Even if you didn’t know the title of the scherzo-finale was ‘Fantastische jacht’ (Molto animato), the opening horn calls would strongly suggest a hunt theme – in this case a ‘fantastic’ one. Here the programme apparently provides a response to the foreboding nature of the second movement in that the wild atmosphere of the ghostly hunt, with its strong winds and dark clouds, signals the end of Harelbeke’s castle – at least that’s what it says on the tin. The main theme is a minor-key version of the Flemish folk-song ‘Daar kwam een muis gelopen’ (‘A Mouse came running by’), which was originally printed in the first published edition of the score. Benoit’s writing here suggests a turbulent and heady mix of Paul Dukas’ ‘Sorcerer’s Apprentice’, Liszt’s Mephisto Waltzes, and the finale of Berlioz’s Symphonie fantastique. The movement builds to an effective climax in the major key, even dropping in a couple of quick references to snippets that have popped up earlier in the concerto. One thing is clear, though, it does sound French through and through, and with ne’er a hint of anything distinctly Flemish, even despite the origin of the folk-song Benoit based his finale on.

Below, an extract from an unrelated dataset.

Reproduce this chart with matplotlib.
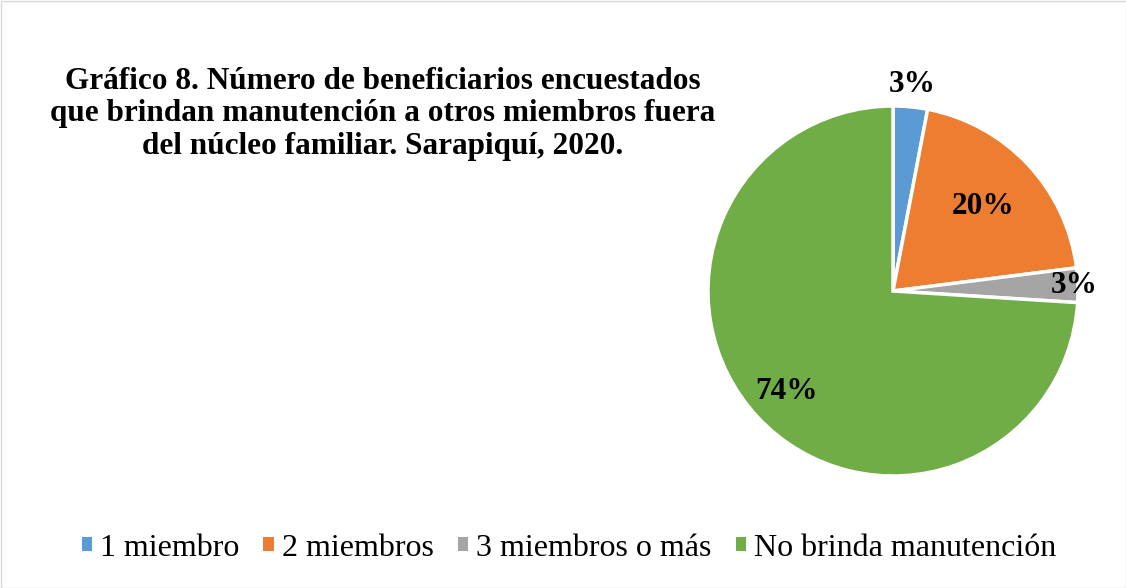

Of the two works on the CD, my vote would go to the Dupont, largely because it appears more finely-crafted in nearly every respect, and comes over as altogether more homogenous. But Benoit’s finale is great fun, too, and it’s also got that lovely melody in the slow movement to its credit. Hyperion’s recording and presentation are everything you’ve come to expect from a class operation, and both performances could hardly be bettered.
This is music from a relatively small country, whose national dish is considered to be Moules-frites, or moules et frites – a main dish featuring the somewhat interesting combination of mussels and French fries. This is definitely a combination worth trying, which, rather like the really entertaining music on this new release, should similarly succeed in titillating the palate – both musically-speaking, as well as gastronomically.